Ainsi, les héros de Malraux agissent sur les événements historiques contemporains (la
guerre d'Espagne par exemple dans L'Espoir) pour se façonner « un anti-destin », selon la formule de l'auteur,
comme les artistes.
La mort exerce donc une véritable fascination sur l'être humain au point qu'il peut la rechercher
comme la preuve d'un absolu, d'une forme de grandeur qu'il provoque et qu'il refuse de subir.
Ainsi peut-on expliquer
l'attrait de certaines civilisations notamment orientales et japonaises pour le suicide (le fameux hara-kiri ou seppuku
des hommes d'honneur comme l'illustre la légende des quarante-sept ronins adaptée à l'écran par le cinéaste
Mizoguchi ou le suicide de l'écrivain contemporain Mishima, la mort des kamikazes ou la noyade volontaire des
amants).
Amour et mort sont en effet souvent liés.
Denis de Rougemont dans son essai L'Amour et l'Occident
explique que l'Occident a une prédilection pour l'amour-passion impossible qui se nourrit des entraves de l'amour et
pousse les amants vers la mort.
Le mythe constitutif est celui de Tristan et Iseut, continué par Roméo et Juliette,
West Sicle Story ou le dénouement de La Chartreuse de Parme.
Il semble en effet que l'amour-passion manque d'une
dimension essentielle quand il s'étiole dans la durée comme le suggère la fin mélancolique de L'Education
sentimentale où Mme Arnoux vieillie rend visite à Frédéric...
L'idée de mort est également présente, bien que moins accusée, dans l'organisation politique, sociale et législative.

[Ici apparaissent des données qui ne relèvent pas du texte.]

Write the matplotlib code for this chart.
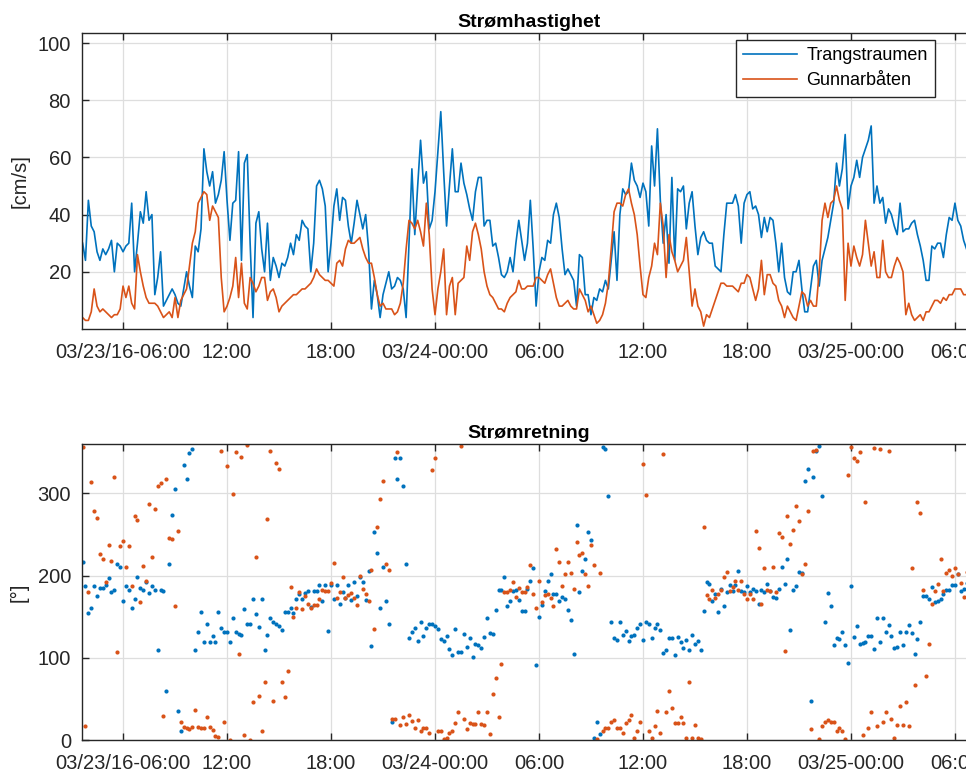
"""Strømhastighet og strømretning, Trangstraumen vs Gunnarbåten."""
import matplotlib
matplotlib.use("Agg")
import matplotlib.pyplot as plt
import numpy as np
import pandas as pd

plt.rcParams["font.family"] = ["Liberation Sans", "DejaVu Sans"]

# 10-minute samples, 03/23/16 03:40 -> 03/25/16 06:40
times = pd.date_range("2016-03-23 03:40", periods=307, freq="10min")

speed_trang = [
    30, 24, 45, 36, 34, 27, 24, 28, 26, 28, 31, 20, 30, 29, 27, 29, 30, 44, 20, 30,
    41, 37, 48, 38, 40, 12, 18, 27, 8, 10, 12, 14, 12, 9, 8, 14, 20, 15, 11, 29,
    27, 35, 63, 55, 50, 55, 44, 47, 52, 62, 45, 31, 44, 45, 62, 24, 58, 61, 30, 4,
    37, 41, 28, 20, 37, 17, 25, 22, 18, 23, 22, 25, 30, 26, 33, 31, 38,
    36, 35, 20, 30, 50, 52, 49, 43, 20, 30, 43, 49, 38, 46, 45, 36, 30, 37, 45, 40,
    35, 40, 28, 7, 17, 12, 4, 12, 16, 20, 14, 15, 18, 17, 14, 4, 30, 56, 33, 50,
    66, 51, 55, 35, 38, 48, 62, 76, 55, 36, 50, 63, 48, 48, 58, 51, 47, 42, 38, 48,
    53, 53, 36, 38, 38, 29, 30, 25, 19, 18, 20, 25, 20, 30, 38, 31,
    24, 30, 45, 28, 8, 20, 25, 24, 31, 30, 40, 44, 39, 28, 19, 21, 19, 17, 8, 26,
    25, 12, 12, 5, 11, 10, 14, 13, 17, 14, 24, 34, 17, 40, 49, 47, 48, 58, 52, 50,
    46, 51, 48, 36, 64, 50, 70, 45, 30, 40, 23, 53, 24, 49, 48, 50, 35, 44, 48, 36,
    26, 32, 34, 31, 30, 30, 22, 21, 20, 33, 44, 44, 44, 47, 43, 30,
    44, 47, 48, 42, 43, 40, 32, 39, 34, 39, 38, 30, 20, 30, 18, 13, 12, 20, 20, 24,
    14, 6, 6, 14, 22, 24, 15, 24, 28, 32, 38, 44, 58, 50, 56, 68, 42, 50, 53, 59,
    53, 60, 63, 66, 71, 44, 50, 44, 46, 37, 42, 40, 36, 33, 44, 34, 35, 35, 37, 38,
    33, 29, 24, 17, 17, 29, 28, 30, 30, 25, 33, 39, 38, 44, 38, 36, 31, 28,
]
speed_gunnar = [
    4, 3, 3, 6, 14, 8, 6, 7, 6, 5, 4, 5, 5, 7, 15, 11, 15, 9, 7, 26,
    20, 15, 11, 9, 9, 9, 8, 6, 4, 5, 6, 4, 11, 4, 10, 12, 14, 22, 30, 34,
    44, 46, 48, 47, 38, 43, 41, 39, 18, 6, 8, 11, 15, 25, 11, 23, 9, 7, 18, 16,
    13, 15, 18, 18, 10, 13, 14, 11, 6, 8, 9, 10, 11, 12, 12, 13, 14,
    14, 15, 16, 18, 21, 19, 18, 17, 17, 16, 15, 23, 24, 22, 28, 31, 30, 30, 31, 32,
    28, 25, 23, 23, 18, 12, 8, 9, 7, 7, 7, 5, 6, 9, 16, 28, 38, 37, 35, 38,
    34, 29, 44, 33, 14, 5, 14, 20, 28, 5, 15, 18, 5, 16, 17, 18, 29, 24, 34, 37,
    33, 28, 20, 15, 12, 11, 9, 7, 7, 6, 9, 11, 12, 13, 17, 14,
    14, 15, 15, 15, 18, 18, 17, 16, 19, 21, 16, 11, 8, 8, 9, 10, 8, 7, 7, 14,
    12, 10, 6, 8, 5, 2, 3, 5, 9, 16, 28, 41, 44, 44, 43, 47, 49, 44, 40, 33,
    22, 12, 11, 18, 22, 30, 26, 44, 36, 18, 33, 27, 24, 20, 22, 24, 32, 20, 8, 14,
    8, 6, 1, 5, 4, 7, 10, 13, 16, 16, 15, 15, 15, 14, 13, 16,
    16, 19, 18, 14, 10, 14, 24, 12, 19, 19, 16, 15, 10, 8, 4, 8, 6, 4, 3, 8,
    13, 12, 8, 10, 8, 8, 20, 38, 44, 39, 44, 45, 50, 45, 42, 10, 30, 22, 29, 25,
    22, 26, 38, 30, 22, 27, 18, 18, 31, 20, 18, 18, 22, 25, 23, 20, 5, 9, 5, 3,
    4, 5, 3, 6, 6, 8, 10, 10, 9, 11, 10, 12, 12, 14, 14, 14, 12, 12,
]
dir_trang = [
    217, 187, 155, 160, 187, 175, 185, 185, 188, 197, 180, 183, 214, 211, 169, 187, 183, 161, 171, 198,
    185, 183, 192, 179, 187, 183, 110, 182, 181, 59, 214, 274, 305, 35, 11, 334, 317, 349, 354, 110,
    131, 156, 119, 141, 119, 127, 119, 156, 136, 131, 131, 119, 148, 131, 129, 128, 159, 141, 141, 171,
    153, 138, 172, 109, 128, 148, 143, 141, 139, 134, 156, 156, 161, 154, 171, 178, 171,
    179, 181, 162, 181, 181, 189, 169, 189, 132, 189, 171, 189, 165, 180, 173, 189, 170, 192, 175, 198,
    192, 170, 205, 114, 253, 228, 161, 211, 169, 141, 22, 343, 318, 343, 309, 214, 124, 131, 136, 120,
    144, 127, 136, 141, 141, 139, 135, 123, 120, 126, 111, 103, 135, 107, 107, 129, 113, 124, 101, 117,
    116, 112, 125, 148, 130, 129, 158, 183, 183, 198, 163, 169, 181, 183, 170, 157,
    157, 184, 193, 209, 91, 150, 164, 181, 194, 202, 178, 177, 169, 174, 172, 158, 146, 104, 261, 180,
    206, 220, 253, 243, 2, 22, 7, 356, 354, 297, 143, 124, 122, 143, 128, 133, 120, 126, 128, 136,
    141, 122, 144, 141, 124, 136, 141, 134, 106, 110, 124, 124, 103, 125, 119, 112, 122, 109, 128, 117,
    120, 109, 157, 192, 190, 169, 178, 156, 184, 163, 180, 189, 181, 188, 206, 181,
    180, 187, 180, 184, 181, 166, 183, 180, 190, 181, 174, 173, 184, 210, 190, 220, 134, 183, 187, 204,
    203, 315, 330, 47, 320, 352, 358, 297, 144, 179, 163, 116, 124, 123, 131, 116, 94, 187, 125, 139,
    117, 118, 119, 126, 127, 111, 148, 119, 148, 131, 140, 127, 112, 113, 131, 116, 131, 140, 130, 104,
    123, 143, 175, 175, 171, 186, 168, 169, 172, 178, 182, 183, 189, 189, 202, 181, 184, 191,
]
dir_gunnar = [
    356, 17, 180, 314, 278, 270, 226, 220, 192, 237, 218, 320, 107, 236, 242, 210, 236, 187, 272, 267,
    168, 212, 194, 287, 222, 281, 309, 313, 29, 317, 246, 244, 163, 254, 22, 16, 15, 13, 16, 36,
    16, 15, 15, 28, 16, 12, 5, 4, 351, 22, 333, 0, 299, 350, 104, 344, 6, 359, 0, 46,
    222, 53, 11, 70, 269, 352, 48, 337, 330, 70, 52, 84, 186, 150, 160, 180, 159,
    175, 166, 161, 164, 164, 171, 183, 181, 181, 191, 215, 173, 180, 198, 173, 176, 179, 173, 164, 200,
    184, 178, 169, 207, 135, 259, 293, 315, 214, 207, 26, 26, 350, 18, 28, 20, 30, 23, 15, 24,
    11, 14, 15, 9, 328, 343, 11, 11, 1, 3, 9, 11, 21, 34, 358, 26, 13, 21, 20, 20,
    34, 20, 18, 34, 7, 56, 76, 28, 93, 180, 180, 183, 192, 174, 185, 180,
    180, 186, 213, 178, 161, 194, 168, 176, 178, 173, 163, 232, 217, 187, 202, 216, 203, 184, 241, 225,
    227, 202, 187, 237, 213, 1, 203, 11, 15, 15, 22, 24, 15, 14, 9, 21, 24, 30, 3, 11,
    22, 336, 298, 11, 2, 17, 35, 9, 348, 34, 59, 39, 21, 21, 28, 21, 2, 70, 2, 18,
    2, 1, 259, 176, 172, 182, 173, 177, 183, 198, 204, 181, 186, 194, 183, 193,
    178, 171, 177, 172, 254, 234, 166, 209, 182, 181, 210, 180, 252, 247, 108, 272, 239, 255, 285, 266,
    202, 214, 278, 13, 352, 353, 1, 17, 22, 24, 22, 22, 11, 15, 11, 1, 322, 356, 343, 339,
    350, 6, 289, 15, 34, 355, 17, 354, 22, 34, 351, 26, 2, 18, 41, 18, 46, 17, 209, 67,
    290, 276, 182, 78, 117, 166, 181, 190, 220, 181, 203, 207, 200, 209, 202, 191, 174, 204,
]

tick_times = pd.date_range("2016-03-23 06:00", "2016-03-25 06:00", freq="6h")
tick_labels = ["03/23/16-06:00", "12:00", "18:00", "03/24-00:00", "06:00",
               "12:00", "18:00", "03/25-00:00", "06:00"]

blue = "#0072BD"
orange = "#D95319"
dark = "#262626"

fig = plt.figure(figsize=(9.66, 7.71), dpi=100)
ax1 = fig.add_axes([0.0849, 0.5733, 0.9255, 0.3839])
ax2 = fig.add_axes([0.0849, 0.0402, 0.9255, 0.3839])

ax1.plot(times, speed_trang, color=blue, lw=1.2, label="Trangstraumen")
ax1.plot(times, speed_gunnar, color=orange, lw=1.2, label="Gunnarbåten")
ax1.set_ylim(0, 103.5)
ax1.set_yticks([20, 40, 60, 80, 100])
ax1.set_ylabel("[cm/s]", fontsize=14.5, color=dark, labelpad=6)
ax1.set_title("Strømhastighet", fontsize=14, fontweight="bold", pad=4)
leg = ax1.legend(loc="upper right", bbox_to_anchor=(0.954, 0.976), fontsize=13,
                 fancybox=False, edgecolor=dark, framealpha=1, handlelength=3.0,
                 borderaxespad=0, borderpad=0.4, labelspacing=0.45, handletextpad=0.5)
leg.get_frame().set_linewidth(1.0)

ax2.scatter(times, dir_trang, s=9, color=blue, linewidths=0)
ax2.scatter(times, dir_gunnar, s=9, color=orange, linewidths=0)
ax2.set_ylim(0, 360)
ax2.set_yticks([0, 100, 200, 300])
ax2.set_ylabel("[°]", fontsize=14.5, color=dark, labelpad=6)
ax2.set_title("Strømretning", fontsize=14, fontweight="bold", pad=4)

xmin = pd.Timestamp("2016-03-23 03:38")
xmax = pd.Timestamp("2016-03-25 07:13")
for ax in (ax1, ax2):
    ax.set_xlim(xmin, xmax)
    ax.set_xticks(tick_times)
    ax.set_xticklabels(tick_labels)
    ax.grid(True, color="#dedede", lw=0.9)
    ax.set_axisbelow(True)
    ax.tick_params(direction="in", length=5, width=1, colors=dark, labelsize=14.5,
                   top=True, right=True)
    ax.tick_params(axis="x", pad=10)
    ax.tick_params(axis="y", pad=8)
    for sp in ax.spines.values():
        sp.set_color(dark)
        sp.set_linewidth(1.0)

fig.savefig("out.png", dpi=100)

L'ambition du chef politique, du militaire et même du législateur, peut en effet se comprendre comme une volonté
personnelle de laisser une trace et comme une tentative pour léguer une organisation collective qui subsiste au-delà
des morts individuelles.
La quasi-pérennité de la loi défie la mort : le législateur impose à la société, au-delà des
individus mortels qui la composent, un fonctionnement plus durable qui ne se mesure pas à l'échelle humaine.
La mort qu'elle soit crainte, refusée ou recherchée, semble donc à l'origine de nombreuses conduites humaines
philosophiques, psychologiques ou politiques.
Cette primauté de la mort pourtant caractérise plus certaines époques.